25 Husbands, love your wives, just as Christ loved the church and gave himself up for her 26 to make her holy, cleansing her by the washing with water through the word, 27 and to present her to himself as a radiant church, without stain or wrinkle or any other blemish, but holy and blameless. 28 In this same way, husbands ought to love their wives as their own bodies. He who loves his wife loves himself. 29 After all, no one ever hated their own body, but they feed and care for their body, just as Christ does the church— 30 for we are members of his body. 31 "For this reason a man will leave his father and mother and be united to his wife, and the two will become one flesh." 32 This is a profound mystery—but I am talking about Christ and the church. 33 However, each one of you also must love his wife as he loves himself, and the wife must respect her husband.
How can I express to you what this Scripture really means? If you've read it before... if you know it, you know how this Scripture pertains to our lives. This Scriptures is why I think in terms of us instead of in terms of me. Adam and I were two very independent people who came together as a couple and who were still living very independent lives. Even as we have had children, we had to deal with how to be a family unit without losing ourselves in all of it. And, we have found that for us being a family unit involves making decisions as a couple... as a family... while still enjoying who and what we are as separate people. We have grown so much in love for each other, dare I say, even more since having children, and we have come to learn what it means to support and respect and love each other. And in doing so, we are able to make decisions such as these (i.e., the mass of life which we're currently in) without feeling as though one or the other is profiting more, sacrificing more, etc. We are able to make decisions such as these, without letting it upset the whole apple cart and allowing it to be the downfall of our family... our children are doing great, they are unaware of all that is going on around them, and I know full well they will be okay. In the end, we are doing what we are doing for our family, having made these decisions together, knowing full well that as long as we keep our bond tight, no matter what happens, we will be stronger and better for it in the end. And much of that is attributed to this Scripture. To God. Because, as I said, he is The Force.

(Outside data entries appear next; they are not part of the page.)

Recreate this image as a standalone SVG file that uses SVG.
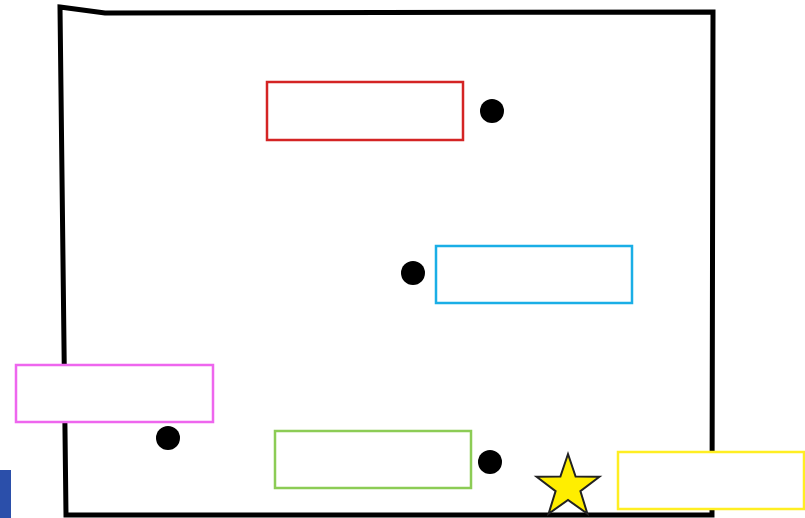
<svg xmlns="http://www.w3.org/2000/svg" width="805" height="518" viewBox="0 0 805 518">
<style>
.box{fill:#fff;stroke-width:2.5}
.dot{fill:#000}
</style>
<rect width="805" height="518" fill="#fff"/>
<g id="outline">
<path d="M60,7 L105,13 L713,12 L712,515 L66,515 Z" fill="none" stroke="#000" stroke-width="5" stroke-linejoin="miter"/>
</g>
<g id="edge-block"><rect x="0" y="470" width="11" height="48" fill="#2b4faa"/></g>
<g id="red"><rect class="box" x="267" y="82" width="196" height="58" stroke="#d42424"/></g>
<g id="dot1"><circle class="dot" cx="492" cy="111" r="12"/></g>
<g id="blue"><rect class="box" x="436" y="246" width="196" height="57" stroke="#1aaee6"/></g>
<g id="dot2"><circle class="dot" cx="413" cy="273" r="12"/></g>
<g id="magenta"><rect class="box" x="16" y="365" width="197" height="57" stroke="#ee66ee"/></g>
<g id="dot3"><circle class="dot" cx="168" cy="438" r="12"/></g>
<g id="green"><rect class="box" x="275" y="431" width="196" height="57" stroke="#8ccc55"/></g>
<g id="dot4"><circle class="dot" cx="490" cy="462" r="12"/></g>
<g id="star"><polygon points="568,454 575.6,476.5 599.4,476.8 580.4,491.1 587.4,513.7 568,500 548.6,513.7 555.6,491.1 536.6,476.8 560.4,476.5" fill="#ffee00" stroke="#222" stroke-width="2" stroke-linejoin="miter"/></g>
<g id="yellow"><rect class="box" x="618" y="452" width="186" height="57" stroke="#ffee22"/></g>
<g id="connectors"></g>
</svg>
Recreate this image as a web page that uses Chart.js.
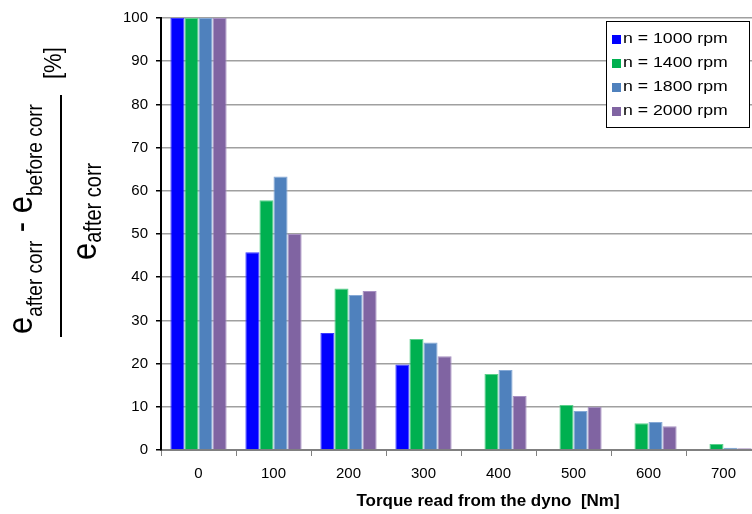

I hope that this post has shed some light on the subject of who I am not just as a person, but as the wife of my husband, and as a follower of Christ. I also hope that this hasn't opened any healed wounds with anyone I've discussed this with in the last couple of weeks, because truly, honestly, I can see why the questions and comments came about and were asked of/directed at me. Hardly ever have I taken time to open up myself to you about what is going on inside my heart; so often I share with you what is going on around me. So, I hope that this answers some questions and puts to bed any concerns people might have.
with love,
erin
1 comment:
Well said. I've gotten similar, but different questions from people when Joel began his travel position and again when we chose to move to California. I had a hard time explaining and making people understand that part of what makes me happy is Joel being happy. If that means sacrifice on my part, well, that's life right now and I'm ok with that. Thank you for sharing Erin!